- EXERCISE DIRECTIONS -
Without the pictures, repeat the listing character for character.

- SUPPLIED INFORMATION -
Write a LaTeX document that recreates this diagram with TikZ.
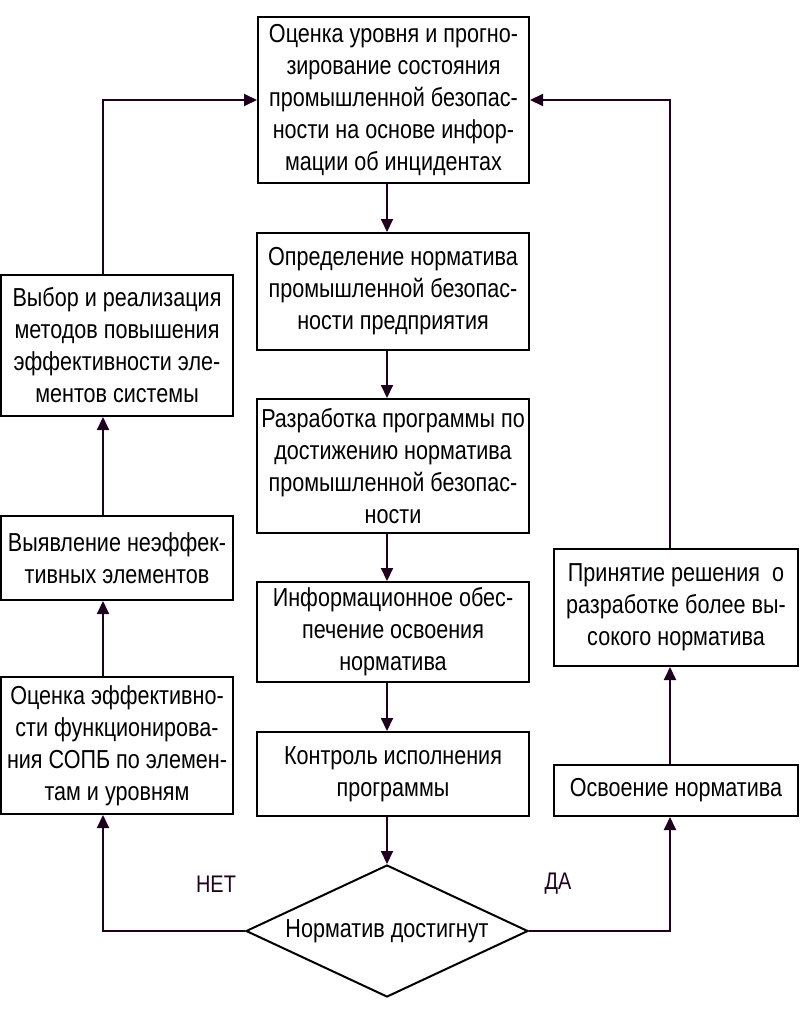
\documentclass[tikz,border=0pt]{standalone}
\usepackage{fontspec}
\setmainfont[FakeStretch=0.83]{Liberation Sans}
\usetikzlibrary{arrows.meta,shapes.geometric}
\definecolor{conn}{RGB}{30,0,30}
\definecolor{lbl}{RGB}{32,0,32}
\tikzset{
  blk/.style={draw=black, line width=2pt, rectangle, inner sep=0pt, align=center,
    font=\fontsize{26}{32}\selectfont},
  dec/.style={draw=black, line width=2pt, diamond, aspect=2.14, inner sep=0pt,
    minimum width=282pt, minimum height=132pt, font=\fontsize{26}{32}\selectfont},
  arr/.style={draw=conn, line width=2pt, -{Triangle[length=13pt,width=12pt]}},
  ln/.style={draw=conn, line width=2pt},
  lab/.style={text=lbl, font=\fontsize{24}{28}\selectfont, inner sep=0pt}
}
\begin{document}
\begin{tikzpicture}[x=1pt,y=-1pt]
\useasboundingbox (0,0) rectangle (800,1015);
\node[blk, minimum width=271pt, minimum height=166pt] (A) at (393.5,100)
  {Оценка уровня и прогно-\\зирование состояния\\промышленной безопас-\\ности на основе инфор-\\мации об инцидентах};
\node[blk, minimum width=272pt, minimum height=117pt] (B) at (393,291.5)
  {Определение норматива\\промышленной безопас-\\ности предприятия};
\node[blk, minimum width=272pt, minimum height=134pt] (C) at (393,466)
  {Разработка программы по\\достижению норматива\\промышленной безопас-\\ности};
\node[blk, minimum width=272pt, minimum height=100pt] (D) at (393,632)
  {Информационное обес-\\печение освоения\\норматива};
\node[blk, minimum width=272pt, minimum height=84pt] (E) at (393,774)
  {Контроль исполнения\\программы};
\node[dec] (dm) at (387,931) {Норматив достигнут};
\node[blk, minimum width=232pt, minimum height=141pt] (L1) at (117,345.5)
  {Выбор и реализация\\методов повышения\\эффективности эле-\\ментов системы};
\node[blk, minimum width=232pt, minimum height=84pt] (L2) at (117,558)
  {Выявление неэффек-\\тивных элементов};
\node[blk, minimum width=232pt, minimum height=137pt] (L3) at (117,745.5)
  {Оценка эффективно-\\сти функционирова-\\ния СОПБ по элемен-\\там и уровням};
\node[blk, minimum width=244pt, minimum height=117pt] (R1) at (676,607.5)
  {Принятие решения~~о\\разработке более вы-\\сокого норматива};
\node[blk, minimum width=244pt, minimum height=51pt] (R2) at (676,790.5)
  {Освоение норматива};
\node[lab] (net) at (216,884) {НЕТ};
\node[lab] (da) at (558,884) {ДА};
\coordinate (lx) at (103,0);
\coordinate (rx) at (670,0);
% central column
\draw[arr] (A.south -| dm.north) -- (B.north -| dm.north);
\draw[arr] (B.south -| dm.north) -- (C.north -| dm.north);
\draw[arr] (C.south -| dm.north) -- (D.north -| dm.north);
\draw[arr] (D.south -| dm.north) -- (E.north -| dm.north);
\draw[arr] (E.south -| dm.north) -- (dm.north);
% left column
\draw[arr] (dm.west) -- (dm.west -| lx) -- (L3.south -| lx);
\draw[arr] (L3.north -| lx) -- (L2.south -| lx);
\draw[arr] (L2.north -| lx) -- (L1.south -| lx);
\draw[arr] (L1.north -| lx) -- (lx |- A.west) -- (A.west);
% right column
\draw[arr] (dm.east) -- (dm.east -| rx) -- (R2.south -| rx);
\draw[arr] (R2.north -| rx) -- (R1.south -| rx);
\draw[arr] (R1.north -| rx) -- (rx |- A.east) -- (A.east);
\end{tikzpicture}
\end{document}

- RESULT OF THIS EXERCISE -
Write a LaTeX document that recreates this diagram with TikZ.
\documentclass[tikz,border=0pt]{standalone}
\usepackage{fontspec}
\setmainfont[FakeStretch=0.83]{Liberation Sans}
\usetikzlibrary{arrows.meta,shapes.geometric}
\definecolor{conn}{RGB}{30,0,30}
\definecolor{lbl}{RGB}{32,0,32}
\tikzset{
  blk/.style={draw=black, line width=2pt, rectangle, inner sep=0pt, align=center,
    font=\fontsize{26}{32}\selectfont},
  dec/.style={draw=black, line width=2pt, diamond, aspect=2.14, inner sep=0pt,
    minimum width=282pt, minimum height=132pt, font=\fontsize{26}{32}\selectfont},
  arr/.style={draw=conn, line width=2pt, -{Triangle[length=13pt,width=12pt]}},
  ln/.style={draw=conn, line width=2pt},
  lab/.style={text=lbl, font=\fontsize{24}{28}\selectfont, inner sep=0pt}
}
\begin{document}
\begin{tikzpicture}[x=1pt,y=-1pt]
\useasboundingbox (0,0) rectangle (800,1015);
\node[blk, minimum width=271pt, minimum height=166pt] (A) at (393.5,100)
  {Оценка уровня и прогно-\\зирование состояния\\промышленной безопас-\\ности на основе инфор-\\мации об инцидентах};
\node[blk, minimum width=272pt, minimum height=117pt] (B) at (393,291.5)
  {Определение норматива\\промышленной безопас-\\ности предприятия};
\node[blk, minimum width=272pt, minimum height=134pt] (C) at (393,466)
  {Разработка программы по\\достижению норматива\\промышленной безопас-\\ности};
\node[blk, minimum width=272pt, minimum height=100pt] (D) at (393,632)
  {Информационное обес-\\печение освоения\\норматива};
\node[blk, minimum width=272pt, minimum height=84pt] (E) at (393,774)
  {Контроль исполнения\\программы};
\node[dec] (dm) at (387,931) {Норматив достигнут};
\node[blk, minimum width=232pt, minimum height=141pt] (L1) at (117,345.5)
  {Выбор и реализация\\методов повышения\\эффективности эле-\\ментов системы};
\node[blk, minimum width=232pt, minimum height=84pt] (L2) at (117,558)
  {Выявление неэффек-\\тивных элементов};
\node[blk, minimum width=232pt, minimum height=137pt] (L3) at (117,745.5)
  {Оценка эффективно-\\сти функционирова-\\ния СОПБ по элемен-\\там и уровням};
\node[blk, minimum width=244pt, minimum height=117pt] (R1) at (676,607.5)
  {Принятие решения~~о\\разработке более вы-\\сокого норматива};
\node[blk, minimum width=244pt, minimum height=51pt] (R2) at (676,790.5)
  {Освоение норматива};
\node[lab] (net) at (216,884) {НЕТ};
\node[lab] (da) at (558,884) {ДА};
\coordinate (lx) at (103,0);
\coordinate (rx) at (670,0);
% central column
\draw[arr] (A.south -| dm.north) -- (B.north -| dm.north);
\draw[arr] (B.south -| dm.north) -- (C.north -| dm.north);
\draw[arr] (C.south -| dm.north) -- (D.north -| dm.north);
\draw[arr] (D.south -| dm.north) -- (E.north -| dm.north);
\draw[arr] (E.south -| dm.north) -- (dm.north);
% left column
\draw[arr] (dm.west) -- (dm.west -| lx) -- (L3.south -| lx);
\draw[arr] (L3.north -| lx) -- (L2.south -| lx);
\draw[arr] (L2.north -| lx) -- (L1.south -| lx);
\draw[arr] (L1.north -| lx) -- (lx |- A.west) -- (A.west);
% right column
\draw[arr] (dm.east) -- (dm.east -| rx) -- (R2.south -| rx);
\draw[arr] (R2.north -| rx) -- (R1.south -| rx);
\draw[arr] (R1.north -| rx) -- (rx |- A.east) -- (A.east);
\end{tikzpicture}
\end{document}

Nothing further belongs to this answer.